Walk along the Landwehr Canal on any weekday evening and you'll spot them: clusters of teenagers in club kits, trainers laced and ready, heading toward pitches that have become as vital to Berlin's social fabric as its beer gardens and galleries.
The grassroots sport movement in Berlin has undergone a remarkable transformation. Once struggling to compete with digital entertainment and urban apathy, local clubs across the city's twelve districts are now booming. According to data from the Berliner Sportbund, membership in youth-focused sports clubs has grown by nearly 23 percent since 2022, with more than 340,000 young people now registered in organised sports programmes across the capital.
In Kreuzberg, SV Neukölln-Süd, a multi-sport club operating from facilities near the Neuköllner Straße, has expanded its youth programmes from four to seven sections in just three years. Basketball, handball, and athletics now run parallel sessions serving roughly 600 young members. Monthly membership fees remain deliberately affordable—between €15 and €35—ensuring economic background doesn't become a barrier to participation.
The success isn't accidental. Clubs are investing in local infrastructure and trained coaches who genuinely understand their communities. Many now operate homework support alongside training schedules, recognising that sport alone isn't the answer—but sport with purpose is. Charlottenburg's BSC Kaulsdorf has partnered with nearby schools on the Westend to create pathways that connect athletic development with educational aspiration.

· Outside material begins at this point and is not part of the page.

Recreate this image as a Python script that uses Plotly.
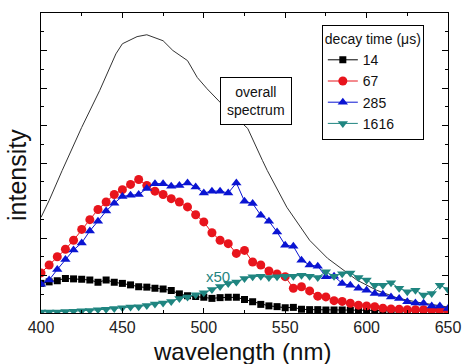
import plotly.graph_objects as go

wavelength = list(range(400, 651, 5))

s14 = [0.79, 0.83, 0.86, 0.92, 0.91, 0.90, 0.88, 0.82, 0.88, 0.82,
       0.79, 0.75, 0.70, 0.69, 0.66, 0.64, 0.60, 0.51, 0.46, 0.44,
       0.42, 0.39, 0.41, 0.42, 0.42, 0.36, 0.30, 0.23, 0.19, 0.17,
       0.14, 0.15, 0.10, 0.09, 0.09, 0.08, 0.08, 0.08, 0.07, 0.07,
       0.07, 0.07, 0.06, 0.06, 0.06, 0.05, 0.05, 0.05, 0.05, 0.05, 0.05]

s67 = [1.07, 1.28, 1.50, 1.70, 1.94, 2.23, 2.49, 2.76, 2.96, 3.16,
       3.29, 3.43, 3.56, 3.40, 3.25, 3.16, 3.05, 2.96, 2.83, 2.62,
       2.43, 2.14, 1.94, 1.85, 1.59, 1.67, 1.36, 1.28, 1.12, 1.04,
       0.97, 0.66, 0.70, 0.59, 0.45, 0.43, 0.33, 0.31, 0.26, 0.21,
       0.19, 0.17, 0.13, 0.11, 0.10, 0.09, 0.09, 0.09, 0.08, 0.08, 0.07]

s285 = [0.77, 0.88, 1.16, 1.43, 1.68, 1.87, 2.19, 2.45, 2.72, 2.93,
        3.11, 3.14, 3.16, 3.32, 3.45, 3.45, 3.38, 3.40, 3.47, 3.36,
        3.20, 3.25, 3.25, 3.20, 3.47, 2.98, 2.92, 2.61, 2.45, 2.16,
        1.81, 1.78, 1.41, 1.28, 1.25, 0.97, 0.98, 0.79, 0.74, 0.66,
        0.61, 0.52, 0.50, 0.43, 0.39, 0.30, 0.27, 0.26, 0.19, 0.19, 0.12]

s1616 = [0.03, 0.03, 0.03, 0.04, 0.05, 0.06, 0.07, 0.09, 0.10, 0.12,
         0.14, 0.16, 0.17, 0.20, 0.24, 0.27, 0.31, 0.39, 0.43, 0.49,
         0.54, 0.63, 0.71, 0.79, 0.83, 0.92, 0.97, 0.98, 0.95, 0.97,
         0.98, 0.98, 1.01, 0.98, 0.95, 1.10, 0.98, 1.05, 1.07, 0.95,
         0.88, 0.74, 0.74, 0.81, 0.66, 0.57, 0.61, 0.48, 0.52, 0.74, 0.63]

overall_x = [400, 405, 413, 425, 436, 446, 450, 459, 465, 475, 481, 490, 496,
             502, 512, 527, 536, 539, 551, 565, 576, 584, 594, 606, 619, 631, 650]
overall_y = [2.55, 3.00, 3.80, 4.95, 5.93, 6.91, 7.18, 7.37, 7.42, 7.26, 7.00, 6.73, 6.28,
             5.98, 5.53, 4.92, 4.07, 3.80, 2.82, 1.94, 1.46, 1.20, 0.88, 0.61, 0.40, 0.29, 0.16]

series_names = ["14", "67", "285", "1616"]
x_ticks = [400, 450, 500, 550, 600, 650]

FONT = "Liberation Sans, Arial"

fig = go.Figure()

fig.add_trace(go.Scatter(x=overall_x, y=overall_y, mode="lines",
                         line=dict(color="#333333", width=1), showlegend=False,
                         hoverinfo="skip"))

styles = [
    (s14, "#000000", "square", 7),
    (s67, "#e8141c", "circle", 9),
    (s285, "#0a14d2", "triangle-up", 9),
    (s1616, "#1f8580", "triangle-down", 9),
]
for name, (vals, col, sym, sz) in zip(series_names, styles):
    fig.add_trace(go.Scatter(
        x=wavelength, y=vals, mode="lines+markers", name=name,
        line=dict(color=col, width=1),
        marker=dict(symbol=sym, size=sz, color=col, line=dict(width=0)),
    ))

fig.add_annotation(x=532, y=5.65, xref="x", yref="y",
                   text="overall<br>spectrum", showarrow=False,
                   font=dict(family=FONT, size=14, color="#111111"),
                   bgcolor="white", bordercolor="black", borderwidth=1, borderpad=6)
fig.add_annotation(x=509, y=0.98, xref="x", yref="y", text="x50", showarrow=False,
                   font=dict(family=FONT, size=15, color="#1f8580"))

# axis titles
fig.add_annotation(x=0.493, y=-0.13, xref="paper", yref="paper", text="wavelength (nm)",
                   showarrow=False, xanchor="center", yanchor="middle",
                   font=dict(family=FONT, size=24, color="#111111"))
fig.add_annotation(x=-0.059, y=0.46, xref="paper", yref="paper", text="intensity",
                   showarrow=False, textangle=-90, xanchor="center", yanchor="middle",
                   font=dict(family=FONT, size=25, color="#111111"))

axis_common = dict(showline=True, linecolor="black", linewidth=1, mirror="allticks",
                   ticks="inside", showgrid=False, zeroline=False, automargin=False)

fig.update_xaxes(range=[400, 650], tickvals=x_ticks, ticklen=5, tickcolor="black",
                 minor=dict(dtick=25, ticks="inside", ticklen=3, tickcolor="black"),
                 tickfont=dict(family=FONT, size=16, color="#222222"),
                 **axis_common)
fig.update_yaxes(range=[0, 8], dtick=1, ticklen=6, tickcolor="black", showticklabels=False,
                 minor=dict(dtick=0.5, ticks="inside", ticklen=3, tickcolor="black"),
                 **axis_common)

fig.update_layout(
    width=469, height=364,
    margin=dict(l=41, r=21, t=13, b=51, autoexpand=False),
    plot_bgcolor="white", paper_bgcolor="white",
    legend=dict(x=0.69, y=0.96, xanchor="left", yanchor="top",
                bgcolor="white", bordercolor="black", borderwidth=1,
                title=dict(text="decay time (\u03bcs)",
                           font=dict(family=FONT, size=14, color="#111111")),
                font=dict(family=FONT, size=14, color="#111111"),
                tracegroupgap=0, itemwidth=30, entrywidth=78),
)

fig.write_html("out.html", config={"displayModeBar": False},
               post_script="document.body.style.margin='0';document.body.style.overflow='hidden';")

Community integration has become the defining feature. Summer festivals where parents cook traditional meals from their heritage cultures now accompany tournament weekends. Volunteer mentorship programmes connect older club members with newcomers. In Tempelhof, youth football clubs organise regular intercultural tournaments that actively market participation across the city's diverse neighbourhoods.
Yet challenges persist. Funding remains tight. Many clubs report that while enthusiasm has surged, securing adequate pitch time and coaching stipends requires constant fundraising effort. Climate pressures have also intensified competition for outdoor spaces—a genuine constraint in a city where every green area serves multiple demands.
Still, the trajectory is undeniably positive. Youth sport clubs are no longer peripheral institutions trying to attract disinterested teenagers. They've become anchors—places where belonging matters, where effort is celebrated, and where difference is genuinely accommodated. Berlin's kids are voting with their feet, and the city's neighbourhoods are stronger for it.